To protect its users, Microsoft released regular security updates that would patch the bugs hackers could exploit. They go into the software’s source code, make the necessary changes, and deliver a new version to you via download. Standard Windows 7 users will no longer receive updates of any kind. However, Windows Enterprise, Windows Pro, and Microsoft 365 customers are able to purchase extended security updates. This program is priced per device and is only meant to bridge the gap to an upgrade.
Furthermore, Microsoft won’t offer technical assistance or customer service if you have issues with your Windows 7 machine. Issues are more likely to arise since bugs aren’t actively addressed.
So what can you upgrade to? There are a couple of options:
Purchase a new computer with Windows 10 Installed
The easiest thing to do is purchase a brand new PC with Windows 10 already installed. There are a variety of PCs available for any budget. Even the less expensive models will most likely run better than your current machine.
The main consideration with this option is transferring your files to the new computer. This a relatively simple task using an external hard drive or a cloud storage platform like Dropbox. As for your applications, you will have to go to the developer’s website and download a Windows 10 version which may or may not cost you.
Purchase Windows 10 for your current PC
If your hardware is capable, you can purchase a Windows 10 license and download it to your current PC –replacing Windows 7. Right now, Microsoft is selling Windows 10 Pro (recommended for small businesses) for $199.99. You may be able to find a deal at third-party retailers. Keep in mind, that’s $200 per device if you have more than one PC to update.
Your files will remain on your computer with this method, but it never hurts to create a back-up before you install the new operating system. You may have to re-download your applications with Windows 10 versions.
These are the minimum specifications to run Windows 10, but it doesn’t guarantee it will run well:
- Processor: 1 gigahertz (GHz) or faster processor or SoC.
- RAM: 1 gigabyte (GB) for 32-bit or 2 GB for 64-bit.
- Graphics card: DirectX 9 or later with WDDM 1.0 driver.

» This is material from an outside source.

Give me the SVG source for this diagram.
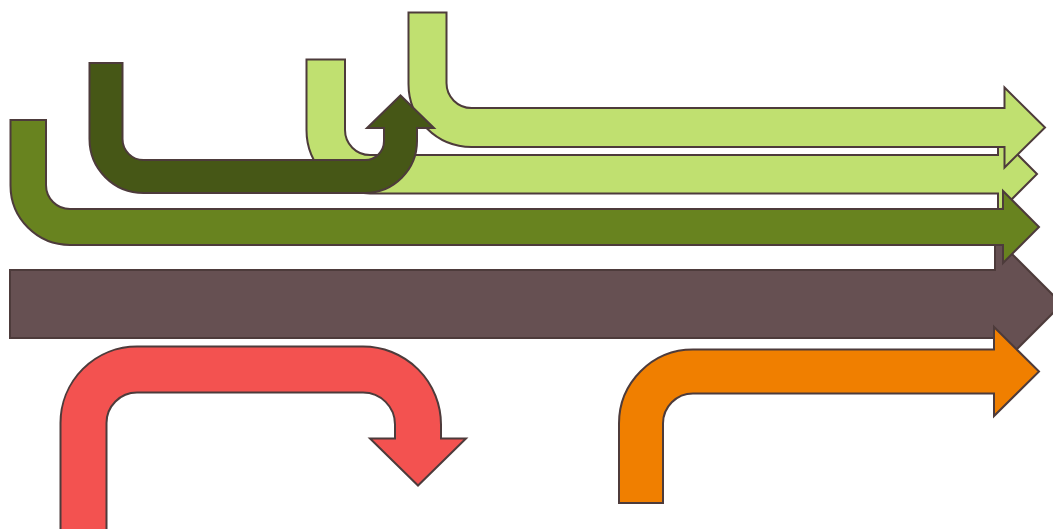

- Display: 800 x 600 resolution
- Hard disk space: 16 GB for 32-bit OS, 20 GB for 64-bit OS.
How to find computer specs in Windows 7:
To see your Processor and RAM specs:
- Click the “Start” button in the lower-left corner of your screen.

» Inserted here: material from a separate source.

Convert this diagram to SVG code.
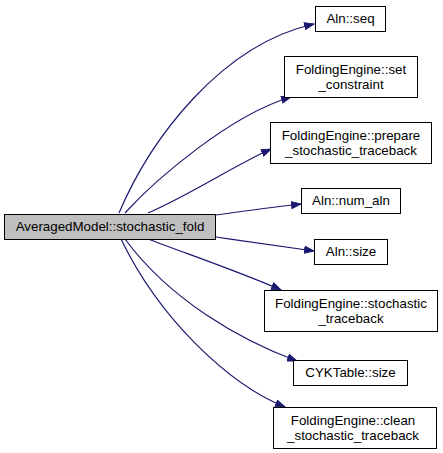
<svg xmlns="http://www.w3.org/2000/svg" width="443" height="453" viewBox="0 0 443 453">
<defs>
<marker id="ah" markerWidth="11" markerHeight="8" refX="10" refY="4" orient="auto" markerUnits="userSpaceOnUse">
<path d="M0.5,0.5 L10,4 L0.5,7.5 Z" fill="#191970" stroke="#191970"/>
</marker>
<style>
.n rect{fill:#fff;stroke:#000;stroke-width:1}
.n text{font-family:"Liberation Sans",Arial,sans-serif;font-size:13.33px;fill:#000;text-anchor:middle}
.e path{fill:none;stroke:#191970;stroke-width:1.2;marker-end:url(#ah)}
</style>
</defs>
<rect width="443" height="453" fill="#fff"/>
<g class="e" id="edges">
<path d="M119,213 C150,140 220,45 314,24"/>
<path d="M125,213 C155,180 230,115 291,97"/>
<path d="M148,213 C190,195 235,165 271,149"/>
<path d="M216,215 C245,211 275,207 301,204"/>
<path d="M216,237 C250,242 285,247 314,251"/>
<path d="M148,239 C190,255 240,272 281,290"/>
<path d="M125,239 C170,300 240,340 297,361"/>
<path d="M121,239 C160,320 230,385 285,407"/>
</g>
<g class="n" id="main"><rect x="4.5" y="214.5" width="211" height="25" style="fill:#bfbfbf"/><text x="110" y="231">AveragedModel::stochastic_fold</text></g>
<g class="n" id="alnseq"><rect x="315.5" y="6.5" width="70" height="25"/><text x="350.5" y="23">Aln::seq</text></g>
<g class="n" id="setc"><rect x="284.5" y="56.5" width="133" height="41"/><text x="351" y="74">FoldingEngine::set</text><text x="351" y="88.5">_constraint</text></g>
<g class="n" id="prep"><rect x="270.5" y="122.5" width="161" height="41"/><text x="351" y="140">FoldingEngine::prepare</text><text x="351" y="154.5">_stochastic_traceback</text></g>
<g class="n" id="numaln"><rect x="301.5" y="188.5" width="99" height="25"/><text x="351" y="205">Aln::num_aln</text></g>
<g class="n" id="alnsize"><rect x="314.5" y="239.5" width="73" height="25"/><text x="351" y="256">Aln::size</text></g>
<g class="n" id="stoch"><rect x="264.5" y="290.5" width="173" height="41"/><text x="351" y="308">FoldingEngine::stochastic</text><text x="351" y="322.5">_traceback</text></g>
<g class="n" id="cyk"><rect x="293.5" y="360.5" width="114" height="25"/><text x="350.5" y="377">CYKTable::size</text></g>
<g class="n" id="clean"><rect x="273.5" y="407.5" width="163" height="41"/><text x="353" y="425">FoldingEngine::clean</text><text x="353" y="439.5">_stochastic_traceback</text></g>
</svg>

- Right-click the “Computer” icon and select the “Properties” option.
To see our Graphics card specs:
- Click “Device Manager”
- Click the dropdown next to “Display Adapters”.
To see your Display specs:
- Click the Start button
- Click “Display”
- Click “Adjust display settings”
To see your Hard disk space:
- Click the Start button, followed by “Computer”

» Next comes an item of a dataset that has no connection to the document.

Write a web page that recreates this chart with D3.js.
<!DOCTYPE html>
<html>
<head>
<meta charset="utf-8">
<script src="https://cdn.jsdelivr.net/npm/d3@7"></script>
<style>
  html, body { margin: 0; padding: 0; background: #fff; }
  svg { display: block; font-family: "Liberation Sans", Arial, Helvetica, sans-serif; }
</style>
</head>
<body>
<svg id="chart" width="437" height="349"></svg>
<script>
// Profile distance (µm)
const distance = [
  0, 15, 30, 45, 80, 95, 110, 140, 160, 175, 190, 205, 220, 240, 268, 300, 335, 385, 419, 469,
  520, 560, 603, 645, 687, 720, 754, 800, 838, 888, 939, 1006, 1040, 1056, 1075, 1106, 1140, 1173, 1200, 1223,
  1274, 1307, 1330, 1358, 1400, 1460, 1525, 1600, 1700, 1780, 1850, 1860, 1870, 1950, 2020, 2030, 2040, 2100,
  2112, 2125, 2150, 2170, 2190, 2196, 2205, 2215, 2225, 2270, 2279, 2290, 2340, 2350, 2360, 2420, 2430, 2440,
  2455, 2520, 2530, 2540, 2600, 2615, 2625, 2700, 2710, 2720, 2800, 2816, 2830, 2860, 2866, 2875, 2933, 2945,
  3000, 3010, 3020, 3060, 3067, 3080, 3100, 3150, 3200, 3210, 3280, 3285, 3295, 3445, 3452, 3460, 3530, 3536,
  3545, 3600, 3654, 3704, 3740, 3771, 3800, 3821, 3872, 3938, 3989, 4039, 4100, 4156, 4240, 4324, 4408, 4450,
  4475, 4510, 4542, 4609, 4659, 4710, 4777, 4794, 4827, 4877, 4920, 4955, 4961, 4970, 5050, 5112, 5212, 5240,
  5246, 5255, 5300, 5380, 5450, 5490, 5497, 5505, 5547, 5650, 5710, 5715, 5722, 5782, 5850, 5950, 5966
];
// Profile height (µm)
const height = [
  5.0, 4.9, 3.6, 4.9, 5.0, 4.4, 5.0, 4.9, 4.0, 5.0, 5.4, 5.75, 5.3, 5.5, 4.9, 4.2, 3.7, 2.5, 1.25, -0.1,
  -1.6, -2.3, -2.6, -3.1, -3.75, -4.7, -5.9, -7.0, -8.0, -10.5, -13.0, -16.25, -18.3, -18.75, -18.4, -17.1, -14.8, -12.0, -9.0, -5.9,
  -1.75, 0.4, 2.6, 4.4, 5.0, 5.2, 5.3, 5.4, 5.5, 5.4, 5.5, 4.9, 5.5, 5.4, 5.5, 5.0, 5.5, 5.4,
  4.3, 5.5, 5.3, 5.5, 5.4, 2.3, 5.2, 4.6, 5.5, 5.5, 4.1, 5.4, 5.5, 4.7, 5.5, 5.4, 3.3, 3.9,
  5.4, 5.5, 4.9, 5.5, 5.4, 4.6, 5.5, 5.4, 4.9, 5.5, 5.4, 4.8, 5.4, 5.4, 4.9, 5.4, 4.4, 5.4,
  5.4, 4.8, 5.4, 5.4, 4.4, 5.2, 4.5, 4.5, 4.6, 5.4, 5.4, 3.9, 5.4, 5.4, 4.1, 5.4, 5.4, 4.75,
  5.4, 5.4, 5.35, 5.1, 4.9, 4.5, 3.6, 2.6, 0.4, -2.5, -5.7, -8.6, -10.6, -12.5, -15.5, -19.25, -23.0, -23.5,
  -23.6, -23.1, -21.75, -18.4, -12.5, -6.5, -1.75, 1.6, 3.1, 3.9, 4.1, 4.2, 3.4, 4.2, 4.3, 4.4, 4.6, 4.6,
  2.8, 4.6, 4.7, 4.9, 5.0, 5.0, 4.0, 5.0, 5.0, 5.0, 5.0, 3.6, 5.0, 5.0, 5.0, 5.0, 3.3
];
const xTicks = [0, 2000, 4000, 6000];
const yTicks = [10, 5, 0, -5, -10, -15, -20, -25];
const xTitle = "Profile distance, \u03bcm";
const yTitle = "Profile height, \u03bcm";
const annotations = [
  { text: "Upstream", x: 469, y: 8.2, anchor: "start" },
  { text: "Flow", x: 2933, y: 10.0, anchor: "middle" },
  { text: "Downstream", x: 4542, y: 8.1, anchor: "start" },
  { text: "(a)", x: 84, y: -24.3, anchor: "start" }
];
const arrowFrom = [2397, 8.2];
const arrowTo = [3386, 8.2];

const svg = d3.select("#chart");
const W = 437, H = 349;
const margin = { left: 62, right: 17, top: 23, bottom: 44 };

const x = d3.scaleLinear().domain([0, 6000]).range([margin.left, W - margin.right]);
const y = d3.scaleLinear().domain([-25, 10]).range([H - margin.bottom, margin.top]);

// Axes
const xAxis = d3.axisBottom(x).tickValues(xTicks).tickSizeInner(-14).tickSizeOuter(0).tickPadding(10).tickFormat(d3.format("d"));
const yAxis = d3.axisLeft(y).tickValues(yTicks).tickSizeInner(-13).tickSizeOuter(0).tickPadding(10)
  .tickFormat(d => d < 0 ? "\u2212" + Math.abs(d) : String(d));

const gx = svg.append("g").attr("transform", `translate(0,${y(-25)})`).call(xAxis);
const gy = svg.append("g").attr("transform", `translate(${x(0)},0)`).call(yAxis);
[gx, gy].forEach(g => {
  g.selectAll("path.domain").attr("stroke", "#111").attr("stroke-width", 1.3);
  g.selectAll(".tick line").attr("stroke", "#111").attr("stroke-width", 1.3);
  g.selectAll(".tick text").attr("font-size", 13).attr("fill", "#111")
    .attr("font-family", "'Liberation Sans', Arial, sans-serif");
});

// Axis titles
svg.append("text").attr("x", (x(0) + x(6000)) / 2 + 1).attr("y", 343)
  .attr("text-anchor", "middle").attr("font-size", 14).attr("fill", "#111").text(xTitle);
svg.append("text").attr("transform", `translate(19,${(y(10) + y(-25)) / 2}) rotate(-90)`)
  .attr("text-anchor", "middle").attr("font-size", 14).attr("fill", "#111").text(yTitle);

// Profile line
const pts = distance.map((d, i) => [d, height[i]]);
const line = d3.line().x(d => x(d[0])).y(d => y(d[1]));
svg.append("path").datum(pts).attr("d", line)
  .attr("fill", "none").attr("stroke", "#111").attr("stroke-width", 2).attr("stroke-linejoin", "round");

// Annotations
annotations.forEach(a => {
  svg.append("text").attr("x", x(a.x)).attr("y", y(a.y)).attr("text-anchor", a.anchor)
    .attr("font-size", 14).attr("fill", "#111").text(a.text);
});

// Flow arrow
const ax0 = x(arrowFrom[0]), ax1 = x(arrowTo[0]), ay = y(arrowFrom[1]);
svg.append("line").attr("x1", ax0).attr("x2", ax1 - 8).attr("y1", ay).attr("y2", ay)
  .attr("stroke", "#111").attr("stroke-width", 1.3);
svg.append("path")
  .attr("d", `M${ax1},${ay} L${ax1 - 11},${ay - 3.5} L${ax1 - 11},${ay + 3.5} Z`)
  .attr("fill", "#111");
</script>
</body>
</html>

- Make sure “Computer” is selected on the menu to the right.
- See your storage displayed in a bar.
Recommended specs would be at least a 2GHz dual-core processor, 4GB of RAM (8GB ideally) and a 160GB hard drive.
What to do next…
- Create a back-up of your current files. It will be needed if your PC suffers from outdated software and when you upgrade.
- Skip Windows 8. While it appears to be a cheaper option, support will not last long enough to make the update cost-effective.